In 2007, the film From Scream to Scream was screened at the Prisoner’s Justice Film Festival. Dr. Mojab’s opening remarks are below:
THIRD ANNUAL PRISONERS JUSTICE FILM FESTIVAL
Women Political Prisoners of Iran: Memoirs, Memories and Art
Introduction and Remarks
To start I would like to thank Prisoners Action Committee for creating the only space for show casing the art aspect of my project called, “Women Political Prisoners of Iran: Memories, Memoirs, and the Arts.” I also would like to thank the sponsors and those who made the presence of our speakers possible: the Women and Gender Studies Institute of the University of Toronto; Luci Mok whose organizational talent is always much appreciated; several of my graduate students at OISE: Brook Thorndycraft, Bethany Osborne, Soheila Pashang, and Tammy Mahmod. Shahrvand, the weekly Iranian paper who is also sponsoring the presentation for the Iranian community. Finally, many thanks to those women who experienced prison themselves and now are involved with my project: Anahita Rahmani and Marina Nemat.
It is an honour to introduce to you two women who were political prisoners in Iran, Soudabeh for eight years and PanteA for four years in the 1980s. You will learn about the experience of Soudabeh and PanteA while Iran continues to occupy a prominent place in media reports throughout the world. Everything indicates that the United States is targeting Iran in its third major military adventure of this decade. It is a precarious situation. The US may launch a war, even though a more restrained one comparing to full occupation of Iraq, or it may try new forms of warfare, a dirty war of attrition, destruction, and sabotage.
While many of us oppose this war strongly, it is important to realize that Iranians themselves are opposed to the theocratic state. Since this theocracy was set up 28 years ago, Iranians, especially women have struggled against it. They want to change this regime, and replace it with a democratic state. This is very different from the US project of regime change. The peoples of Iran are fully capable of deciding their own destinies. No evidence can be more powerful than the experience of Iran’s political prisoners.
We can be both against the US imperialist war and the Islamic fundamentalist regime of Iran. There is no contradiction in such a position. We can be against the war and in support of the struggle of Iranian women against this theocratic regime. Let’s learn from our guests.

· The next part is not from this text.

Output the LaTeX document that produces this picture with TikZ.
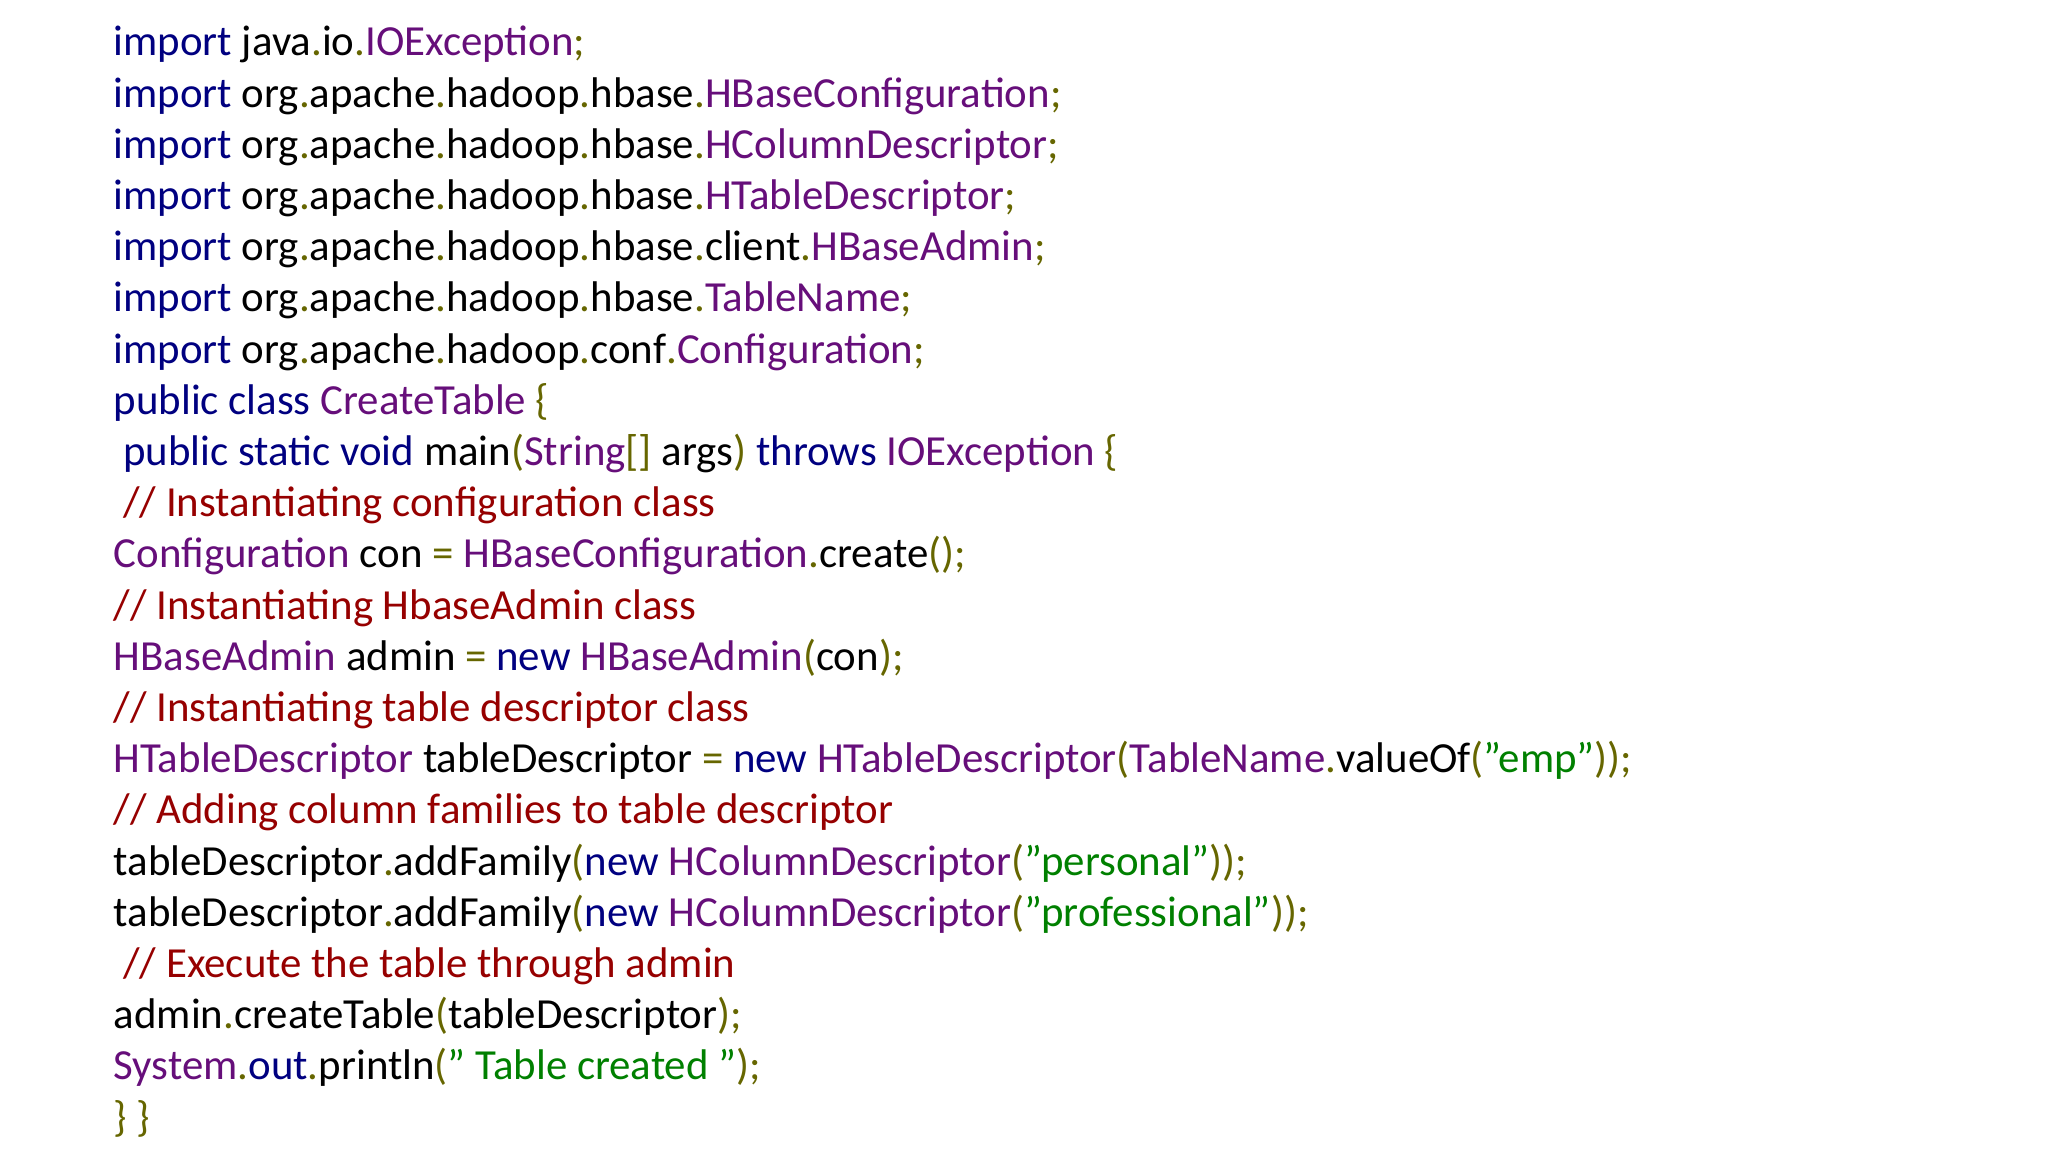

I welcome both guests. The film is called From Scream to Scream, by PanteA Bahrami. This documentary is the story of a young woman, Soudabeh Ardavan, who spent 8 years of her youth in a prison of the Islamic Republic. Her story is a part of the story of this generation of Iranian women and a part of the political history of Iran, which the Islamic Regime did not speak about and hid until now. Massacres from 1981 till 1988 are still unknown for the new generation. Soudabeh is also an artist. There are 200 paintings and designs in this documentary that she painted in prison and sent out of jail illegally. She describes the relationship between political prisoners, her protest, but also their sadness, pain, fear, horror, loss and much more… This documentary was selected in 26 Edition of the International Meetings of Women and Cinema in October 2004 in Florence, Italy and in the International Women Film festival in Cologne in October 2006.
PanteA Bahrami has earned her PhD in journalism and media from the University of Dortmund, Germany. Her films, “Islam: My Identity or the Reason of My Escape” and “FromScream to Scream” have been selected for international film festivals. Dr. Bahrami has published articles on the theme of her films and has taught video editing and other courses in several German institutions of higher education. She also conducts documentary film workshops for students and other young people.
Soudabeh Ardavan is an Iranian woman, a former political prisoners now living in Sweden. She spent eight years of her precious life in the prison of the Islamic regime of Iran. She is an artist who drew prison life while she was in jail. Through these images, Soudabeh tells her story of hundreds of other women with whom she shared days of pain, sorrow, love and care. Soudabeh Ardavan’s powerful book of Prison Drawings is the first visual depiction of atrocities committed against thousands of women in prisons of Iran.